The political footprint of Ariel Sharon is not too pretty when you look into it too much. To say that many are cynical
about the Ariel Sharon/George W. Bush love-in would be an understatement - they are brothers-in-arms. They are trigger
happy right wing unilateralists not prone to compromise.
It is the great irony of the modern age that Ariel Sharon, the 'father' of the settlements, long the political front man
for the settlement lobby and Eretz Yisrael, Greater Israel, is now the poster boy for peace and the unilateral Gaza
withdrawal. Time will tell what his legacy will be.
Where is the Israeli Left in all this? The silence is deafening.
For a just peace in Israel and Palestine, it almost requires a Democratic US President, an Israeli Labour Prime Minister
and a stable Palestinian leadership. None of these factors exist today. So if it happens on their watch, it will be
nothing short of a miracle. But this is the Holy Land, so something may just come of it.
The assertion that when Palestinian violence ends and only when Israeli security is ensured is the point at which
Palestinian self-determination will be considered, needs to be challenged.

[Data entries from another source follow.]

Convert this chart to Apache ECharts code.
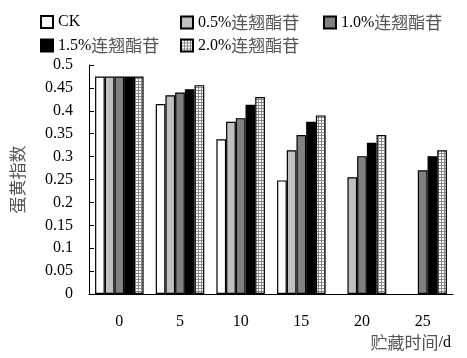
<!DOCTYPE html>
<html>
<head>
<meta charset="utf-8">
<script src="https://cdn.jsdelivr.net/npm/echarts@6/dist/echarts.min.js"></script>
<style>
html,body{margin:0;padding:0;background:#fff;}
#main{width:467px;height:358px;}
</style>
</head>
<body>
<div id="main"></div>
<script>
// ---- data ----
var categories = ['0', '5', '10', '15', '20', '25'];
var seriesNames = ['CK', '0.5%连翘酯苷', '1.0%连翘酯苷', '1.5%连翘酯苷', '2.0%连翘酯苷'];
var ckValues   = [0.475, 0.415, 0.338, 0.248, null, null];
var p05Values  = [0.475, 0.434, 0.376, 0.314, 0.255, null];
var p10Values  = [0.475, 0.440, 0.384, 0.347, 0.301, 0.270];
var p15Values  = [0.475, 0.447, 0.413, 0.376, 0.330, 0.301];
var p20Values  = [0.475, 0.456, 0.430, 0.390, 0.347, 0.314];

// hatched pattern for 2.0%
var pc = document.createElement('canvas');
pc.width = 3; pc.height = 3;
var ctx = pc.getContext('2d');
ctx.fillStyle = '#8a8a8a';
ctx.fillRect(0, 0, 3, 3);
ctx.fillStyle = '#ffffff';
ctx.fillRect(1, 1, 2, 2);
var hatch = { image: pc, repeat: 'repeat' };

var colors = ['#ffffff', '#c0c0c0', '#808080', '#000000', hatch];
var allValues = [ckValues, p05Values, p10Values, p15Values, p20Values];

var serif = '"Liberation Serif", "Times New Roman", serif';
var cjk = '"Noto Sans CJK SC", sans-serif';
var rich = {
  a: { fontFamily: serif, fontSize: 16, color: '#000', lineHeight: 20 },
  b: { fontFamily: cjk, fontSize: 17, color: '#555', lineHeight: 20 }
};
function fmt(name) {
  var m = name.match(/^([0-9.%A-Z]+)(.*)$/);
  return '{a|' + m[1] + '}' + (m[2] ? '{b|' + m[2] + '}' : '');
}

var legendPos = [[40, 14], [180, 14], [323, 14], [40, 37], [180, 37]];
var legends = seriesNames.map(function (n, i) {
  return {
    data: [n], left: legendPos[i][0], top: legendPos[i][1],
    padding: 0, itemGap: 0, itemWidth: 12, itemHeight: 12,
    icon: 'rect', selectedMode: false,
    formatter: fmt,
    textStyle: { rich: rich }
  };
});

var series = seriesNames.map(function (n, i) {
  return {
    name: n, type: 'bar',
    data: allValues[i],
    barGap: '0%', barCategoryGap: '20%',
    itemStyle: { color: colors[i], borderColor: '#000', borderWidth: 1.2 }
  };
});

var chart = echarts.init(document.getElementById('main'), null, { renderer: 'canvas' });
chart.setOption({
  animation: false,
  backgroundColor: '#fff',
  legend: legends,
  grid: { left: 89, right: 14, top: 65, bottom: 64, containLabel: false },
  xAxis: {
    type: 'category', data: categories,
    axisLine: { lineStyle: { color: '#000', width: 1 } },
    axisTick: { inside: true, length: 5, lineStyle: { color: '#000' } },
    axisLabel: { fontFamily: serif, fontSize: 16, color: '#000', margin: 20 },
    name: '{b|贮藏时间}{a|/d}',
    nameLocation: 'end', nameGap: -2,
    nameTextStyle: { align: 'right', verticalAlign: 'top', padding: [39, 0, 0, 0], rich: rich }
  },
  yAxis: {
    type: 'value', min: 0, max: 0.5, interval: 0.05,
    axisLine: { show: true, lineStyle: { color: '#000', width: 1 } },
    axisTick: { show: true, inside: true, length: 5, lineStyle: { color: '#000' } },
    axisLabel: { fontFamily: serif, fontSize: 16, color: '#000', margin: 16 },
    splitLine: { show: false },
    name: '蛋黄指数', nameLocation: 'middle', nameRotate: 90, nameGap: 63,
    nameTextStyle: { fontFamily: cjk, fontSize: 17, color: '#555' }
  },
  series: series
});
</script>
</body>
</html>
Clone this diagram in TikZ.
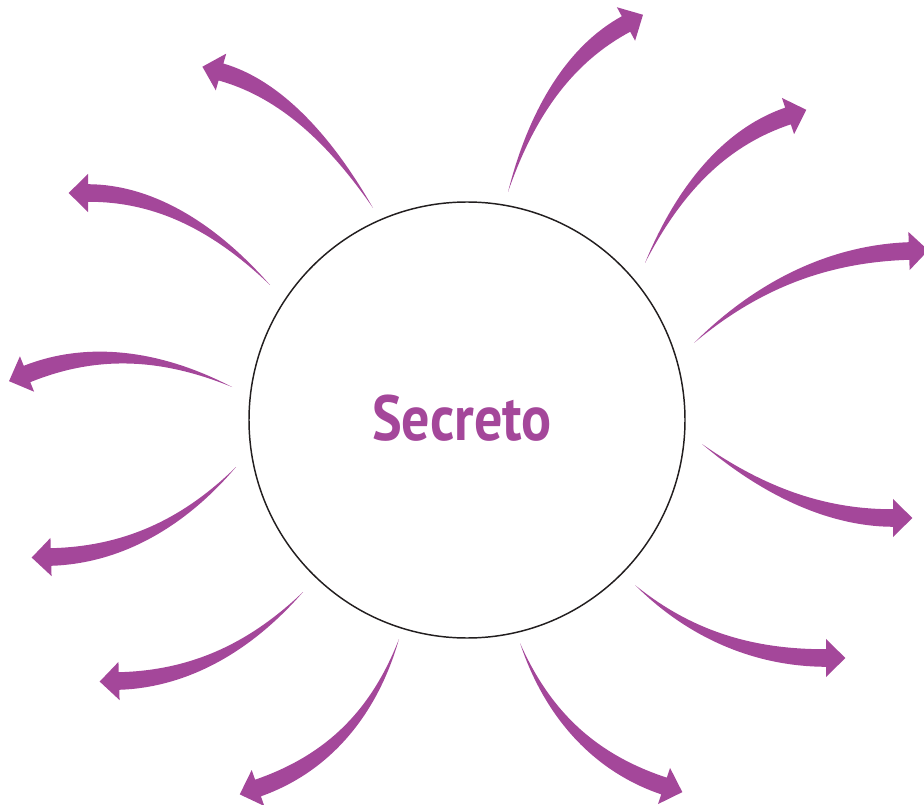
\documentclass[tikz,border=0pt]{standalone}
\usepackage{fontspec}
\usepackage{graphicx}
\newfontfamily\labelfont{PT Sans}
\usetikzlibrary{calc}
\definecolor{arrowpurple}{RGB}{164,71,154}
\definecolor{ringgray}{RGB}{34,30,31}
\tikzset{
  arrowfill/.style={fill=arrowpurple, draw=none},
  ring/.style={circle, draw=ringgray, line width=1.1pt, minimum size=327pt, inner sep=0pt},
  centrelabel/.style={text=arrowpurple, inner sep=0pt, font=\labelfont\bfseries\fontsize{42}{46}\selectfont}
}
% #1 start (thin end), #2 bend point, #3 head base centre
\newcommand\taperarrow[3]{%
  \path (#1) coordinate (tS) (#2) coordinate (tC) (#3) coordinate (tE);
  \path ($(tS)!0.667!(tC)$) coordinate (tC1) ($(tE)!0.667!(tC)$) coordinate (tC2);
  \path ($(tE)!6.6pt!90:(tC)$) coordinate (tEL) ($(tE)!6.6pt!-90:(tC)$) coordinate (tER);
  \path ($(tC2)!6.4pt!90:(tC)$) coordinate (tC2L) ($(tC2)!6.4pt!-90:(tC)$) coordinate (tC2R);
  \path ($(tC1)!2.8pt!-90:(tC)$) coordinate (tC1L) ($(tC1)!2.8pt!90:(tC)$) coordinate (tC1R);
  \path ($(tE)!14.3pt!90:(tC)$) coordinate (tHL) ($(tE)!14.3pt!-90:(tC)$) coordinate (tHR);
  \path ($(tE)!-14.5pt!(tC)$) coordinate (tT);
  \fill[arrowfill] (tS) .. controls (tC1L) and (tC2L) .. (tEL) -- (tHL) -- (tT) -- (tHR) -- (tER)
     .. controls (tC2R) and (tC1R) .. (tS) -- cycle;
}
\begin{document}
\begin{tikzpicture}[x=0.75pt,y=-0.75pt]
\useasboundingbox (0,0) rectangle (924,805);
\node[ring] (c) at (467,420) {};
\node[centrelabel] (t) at (462,418) {\scalebox{1}[1.14]{Secreto}};
% right side
\taperarrow{508,192}{545,68}{626,24}
\taperarrow{645,263}{699,146}{788,116}
\taperarrow{694,343}{790,255}{909,251}
\taperarrow{702,444}{798,518}{893,518}
\taperarrow{635,585}{716,658}{826,658}
\taperarrow{520,643}{562,752}{664,786}
% left side
\taperarrow{373,208}{302,95}{221,72}
\taperarrow{270,285}{182,193}{88,193}
\taperarrow{232,387}{122,336}{27,374}
\taperarrow{236,467}{155,554}{51,557}
\taperarrow{303,592}{221,678}{119,681}
\taperarrow{399,639}{361,752}{258,788}
\end{tikzpicture}
\end{document}
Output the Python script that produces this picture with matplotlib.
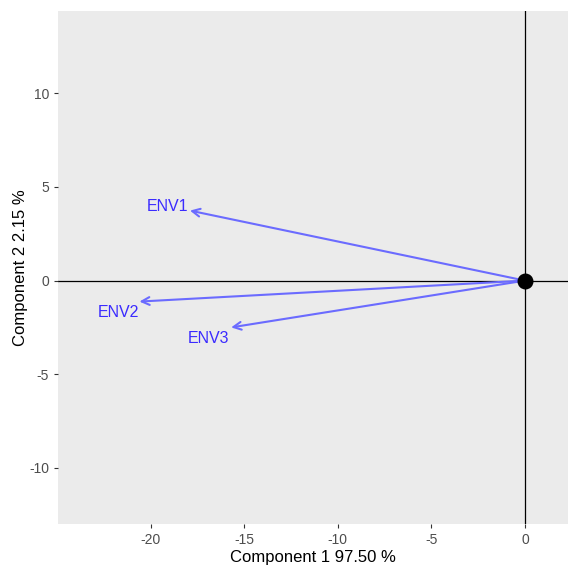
import numpy as np
import matplotlib.pyplot as plt

plt.rcParams["axes.unicode_minus"] = False
plt.rcParams["font.family"] = ["Liberation Sans", "DejaVu Sans"]

# loadings (component 1, component 2)
env_names = ["ENV1", "ENV2", "ENV3"]
comp1 = [-17.9, -20.6, -15.7]
comp2 = [3.74, -1.12, -2.5]
label_x = [-19.1, -21.7, -16.9]
label_y = [3.95, -1.7, -3.1]

fig = plt.figure(figsize=(5.68, 5.75), dpi=100)
ax = fig.add_axes([58 / 568, 51 / 575, 510 / 568, 513 / 575])
ax.set_facecolor("#EBEBEB")
for s in ax.spines.values():
    s.set_visible(False)

ax.axhline(0, color="black", lw=0.9, zorder=1)
ax.axvline(0, color="black", lw=0.9, zorder=1)

for x, y in zip(comp1, comp2):
    ax.annotate("", xy=(x, y), xytext=(0, 0),
                arrowprops=dict(arrowstyle="->", color="#6B6BFF", lw=1.5,
                                mutation_scale=14, shrinkA=0, shrinkB=0),
                zorder=2)
for name, x, y in zip(env_names, label_x, label_y):
    ax.text(x, y, name, color="#3B2BFF", fontsize=11.5, ha="center", va="center")

ax.scatter([0], [0], s=110, color="black", zorder=3)

ax.set_xlim(-24.95, 2.3)
ax.set_ylim(-13.0, 14.4)
ax.set_xticks([-20, -15, -10, -5, 0])
ax.set_yticks([-10, -5, 0, 5, 10])
ax.tick_params(colors="#333333", labelcolor="#4D4D4D", labelsize=10, length=3)
ax.set_xlabel("Component 1 97.50 %", fontsize=12, labelpad=2)
ax.set_ylabel("Component 2 2.15 %", fontsize=12, labelpad=1)

fig.savefig("out.png", dpi=100)
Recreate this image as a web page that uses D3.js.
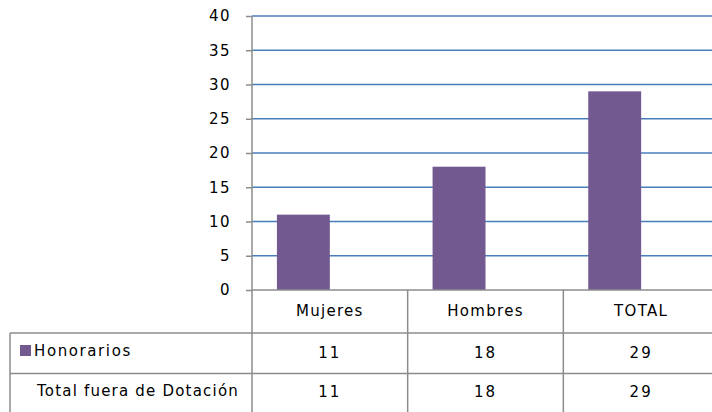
<!DOCTYPE html>
<html>
<head>
<meta charset="utf-8">
<script src="https://cdn.jsdelivr.net/npm/d3@7"></script>
<style>
  body { margin: 0; background: #fff; }
  text { font-family: "DejaVu Sans", sans-serif; fill: #000; }
</style>
</head>
<body>
<svg id="chart" width="712" height="412"></svg>
<script>
// Chart data
const categories = ['Mujeres', 'Hombres', 'TOTAL'];
const honorarios = [11, 18, 29];
const totalFuera = [11, 18, 29];
const yTicks = [0, 5, 10, 15, 20, 25, 30, 35, 40];
const rowLabels = ['Honorarios', 'Total fuera de Dotación'];

const svg = d3.select('#chart');
const plotLeft = 252, plotRight = 719, plotTop = 16, plotBottom = 290;
const tableLeft = 10, headerBottom = 333, rowH = 40.5;
const barColor = '#725990';
const gridColor = '#4a7ebb';
const lineColor = '#8c8c8c';
const fontSize = '15px';

const x = d3.scaleBand().domain(categories).range([plotLeft, plotRight]);
const y = d3.scaleLinear().domain([0, 40]).range([plotBottom, plotTop]);

// gridlines
svg.append('g')
  .selectAll('line')
  .data(yTicks.filter((d) => d > 0))
  .join('line')
  .attr('x1', plotLeft)
  .attr('x2', plotRight)
  .attr('y1', (d) => y(d))
  .attr('y2', (d) => y(d))
  .attr('stroke', gridColor)
  .attr('stroke-width', 1.5);

// bars (Excel leaves them off-centre in the band)
const bw = x.bandwidth();
svg.append('g')
  .selectAll('rect')
  .data(honorarios)
  .join('rect')
  .attr('x', (d, i) => x(categories[i]) + bw * 0.16)
  .attr('width', bw * 0.34)
  .attr('y', (d) => y(d))
  .attr('height', (d) => y(0) - y(d))
  .attr('fill', barColor);

// y axis
const yAxis = svg.append('g')
  .attr('transform', `translate(${plotLeft},0)`)
  .call(d3.axisLeft(y).tickValues(yTicks).tickSize(6).tickPadding(15));
yAxis.select('.domain').remove();
yAxis.selectAll('line').attr('stroke', lineColor).attr('stroke-width', 1.5);
yAxis.selectAll('text')
  .style('font-family', '"DejaVu Sans", sans-serif')
  .style('font-size', fontSize)
  .style('letter-spacing', '1.5px');

// data table
const table = svg.append('g');
const tableBottom = headerBottom + rowH * 2 + 5;

table.append('line')
  .attr('x1', plotLeft).attr('x2', plotLeft)
  .attr('y1', plotTop).attr('y2', tableBottom)
  .attr('stroke', lineColor).attr('stroke-width', 1.5);

table.append('line')
  .attr('x1', plotLeft).attr('x2', plotRight)
  .attr('y1', plotBottom).attr('y2', plotBottom)
  .attr('stroke', lineColor).attr('stroke-width', 1.5);

[headerBottom, headerBottom + rowH].forEach((yy) => {
  table.append('line')
    .attr('x1', tableLeft).attr('x2', plotRight)
    .attr('y1', yy).attr('y2', yy)
    .attr('stroke', lineColor).attr('stroke-width', 1.5);
});

table.append('line')
  .attr('x1', tableLeft).attr('x2', tableLeft)
  .attr('y1', headerBottom).attr('y2', tableBottom)
  .attr('stroke', lineColor).attr('stroke-width', 1.5);

categories.slice(1).forEach((c) => {
  table.append('line')
    .attr('x1', x(c)).attr('x2', x(c))
    .attr('y1', plotBottom).attr('y2', tableBottom)
    .attr('stroke', lineColor).attr('stroke-width', 1.5);
});

// header labels
table.selectAll('text.cat')
  .data(categories)
  .join('text')
  .attr('class', 'cat')
  .attr('x', (d) => x(d) + bw / 2)
  .attr('y', (plotBottom + headerBottom) / 2 - 1)
  .attr('dy', '0.35em')
  .attr('text-anchor', 'middle')
  .style('font-size', fontSize)
  .style('letter-spacing', '1.3px')
  .text((d) => d);

// value rows
[honorarios, totalFuera].forEach((vals, r) => {
  const cy = headerBottom + rowH * r + rowH / 2 - 1 - r;
  table.selectAll(`text.v${r}`)
    .data(vals)
    .join('text')
    .attr('class', `v${r}`)
    .attr('x', (d, i) => x(categories[i]) + bw / 2)
    .attr('y', cy)
    .attr('dy', '0.35em')
    .attr('text-anchor', 'middle')
    .style('font-size', fontSize)
    .style('letter-spacing', '2px')
    .text((d) => d);
});

// row labels + legend key
table.append('rect')
  .attr('x', 20).attr('y', headerBottom + 12)
  .attr('width', 11).attr('height', 11)
  .attr('fill', barColor);

rowLabels.forEach((t, r) => {
  table.append('text')
    .attr('x', r === 0 ? 34 : 37)
    .attr('y', headerBottom + rowH * r + rowH / 2 - 3)
    .attr('dy', '0.35em')
    .style('font-size', fontSize)
    .style('letter-spacing', r === 0 ? '1.6px' : '1.2px')
    .text(t);
});
</script>
</body>
</html>
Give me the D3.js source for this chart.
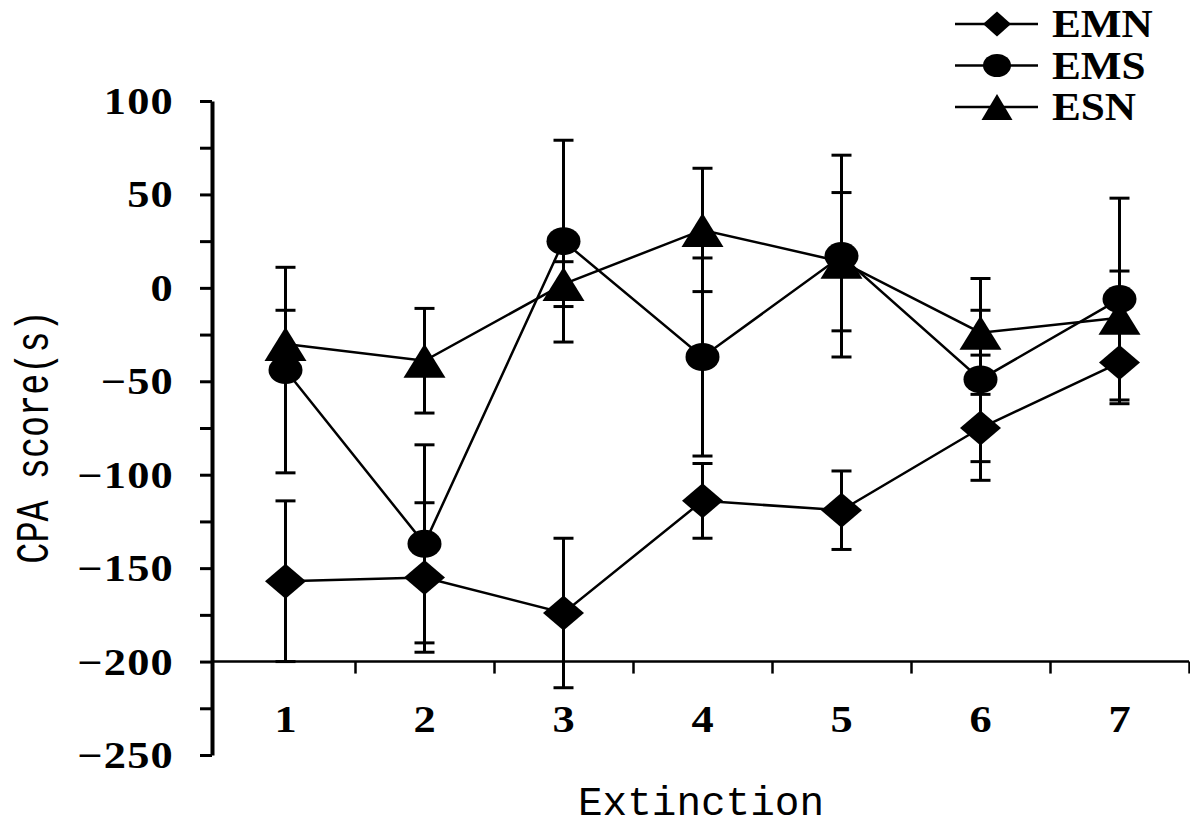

While there are legitimate concerns, the
clearly disproportionate actions of constructing a Separation Wall, annexing territory, expanding settlements and all
the infrastructure required to resource them is resulting in a situation where even the UN Special Rapporteur for
Palestine is calling the situation in the West Bank as akin to "Apartheid."
At every stage, there is continued control over illegal settlement blocs, movement restrictions for Palestinians and the
maintenance of a weakened Palestinian state with little sovereignty.
Will the Israeli and Palestinian street step up to the table or will they keep taking it on the chin?
The movement towards a just peace will require the application of international law and international pressure,
diplomatic pressure by the EU and the US and for Israelis and Palestinians to engage in mass non-violent resistance
opposing the Occupation. The conditions for a just peace require nothing less.
There must be better way to live together than what's been on offer by the Israeli and Palestinian leadership thus far.